As of January 23rd, Lowe's stock was trading at $48.15. Using the Discount Cash Flow Formula, this indicates the stock is trading at a 36.69% discount to today's price.

Financial Highlights moving forward

According to the Q3 2013 Slides and Reconciliation of Non-GAAP Measures Lowe's has many positive signals moving forward.

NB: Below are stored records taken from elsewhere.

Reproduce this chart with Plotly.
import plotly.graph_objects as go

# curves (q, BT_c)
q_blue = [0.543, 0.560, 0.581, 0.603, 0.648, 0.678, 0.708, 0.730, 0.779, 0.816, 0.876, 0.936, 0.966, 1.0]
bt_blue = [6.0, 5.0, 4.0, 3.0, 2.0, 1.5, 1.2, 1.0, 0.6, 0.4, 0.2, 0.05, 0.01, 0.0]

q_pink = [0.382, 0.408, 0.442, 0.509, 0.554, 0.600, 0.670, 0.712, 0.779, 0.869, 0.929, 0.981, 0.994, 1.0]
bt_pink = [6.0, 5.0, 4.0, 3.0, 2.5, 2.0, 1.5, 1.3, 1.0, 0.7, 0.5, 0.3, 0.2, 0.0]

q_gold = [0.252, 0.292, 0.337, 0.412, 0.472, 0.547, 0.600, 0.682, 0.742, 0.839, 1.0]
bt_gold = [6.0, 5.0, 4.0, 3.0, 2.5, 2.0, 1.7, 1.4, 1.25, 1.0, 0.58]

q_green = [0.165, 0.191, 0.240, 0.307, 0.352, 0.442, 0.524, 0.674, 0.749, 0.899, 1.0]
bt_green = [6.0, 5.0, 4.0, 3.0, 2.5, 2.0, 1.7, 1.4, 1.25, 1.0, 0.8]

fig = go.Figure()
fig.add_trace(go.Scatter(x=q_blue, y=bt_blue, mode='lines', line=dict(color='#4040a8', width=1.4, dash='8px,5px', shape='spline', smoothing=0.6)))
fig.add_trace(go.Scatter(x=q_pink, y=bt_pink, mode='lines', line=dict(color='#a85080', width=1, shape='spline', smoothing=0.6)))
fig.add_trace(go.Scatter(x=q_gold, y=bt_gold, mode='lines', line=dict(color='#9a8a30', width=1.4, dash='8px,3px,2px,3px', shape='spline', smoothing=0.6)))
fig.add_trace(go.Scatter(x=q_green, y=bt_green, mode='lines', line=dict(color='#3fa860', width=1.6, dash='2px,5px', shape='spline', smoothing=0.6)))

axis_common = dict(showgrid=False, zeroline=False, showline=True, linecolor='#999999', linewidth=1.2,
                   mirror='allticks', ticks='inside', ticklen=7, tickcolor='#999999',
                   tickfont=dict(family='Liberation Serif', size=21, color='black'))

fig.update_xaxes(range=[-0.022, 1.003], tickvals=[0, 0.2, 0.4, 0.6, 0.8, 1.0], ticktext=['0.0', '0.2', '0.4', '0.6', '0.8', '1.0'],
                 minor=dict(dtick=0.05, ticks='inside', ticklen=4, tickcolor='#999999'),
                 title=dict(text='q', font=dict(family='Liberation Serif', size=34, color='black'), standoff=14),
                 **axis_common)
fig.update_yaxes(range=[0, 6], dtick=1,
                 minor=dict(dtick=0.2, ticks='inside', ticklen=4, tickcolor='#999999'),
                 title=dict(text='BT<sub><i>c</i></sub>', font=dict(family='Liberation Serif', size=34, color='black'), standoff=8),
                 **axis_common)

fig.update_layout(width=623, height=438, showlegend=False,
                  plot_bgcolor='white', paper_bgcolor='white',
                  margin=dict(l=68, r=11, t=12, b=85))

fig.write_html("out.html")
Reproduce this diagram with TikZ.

  • Total sales are expected to increase approximately 6%
  • Comparable sales are expected to increase approximately 5%
  • The company expects to open 9 stores in fiscal year 2013
  • Earnings before interest and taxes as a percentage of sales (operating margin) are expected to increase approximately 75 basis points
  • Diluted earnings per share of approximately $2.15 are expected for the fiscal year ending January 31, 2014
  • Cash flow from operations are expected to be approximately $3.8B
  • Capital expenditures are expected to be approximately $900M
  • The company expects to repurchase $3.7B of stock


Even though the stock has had an impressive price run over the past couple of years, I still believe the stock price has more to go. I believe if you added a position here and waited for the "bad news" or the overall market to bring the price down, this would be an excellent time to invest in a company with excellent fundamentals, great business plan and a market that will need their products.


Over the past couple of years, Lowe's stock has been on a very impressive price run. Based on a improving market and customer satisfaction creating very strong fundamentals, I believe any pullback in price is a buying opportunity. At current levels using the valuation metrics above, I have concluded that Lowe's is currently undervalued and have calculated it is trading at a 36.69% discount to today's price.

Disclosure: I have no positions in any stocks mentioned, and no plans to initiate any positions within the next 72 hours. I wrote this article myself, and it expresses my own opinions. I am not receiving compensation for it (other than from Seeking Alpha). I have no business relationship with any company whose stock is mentioned in this article.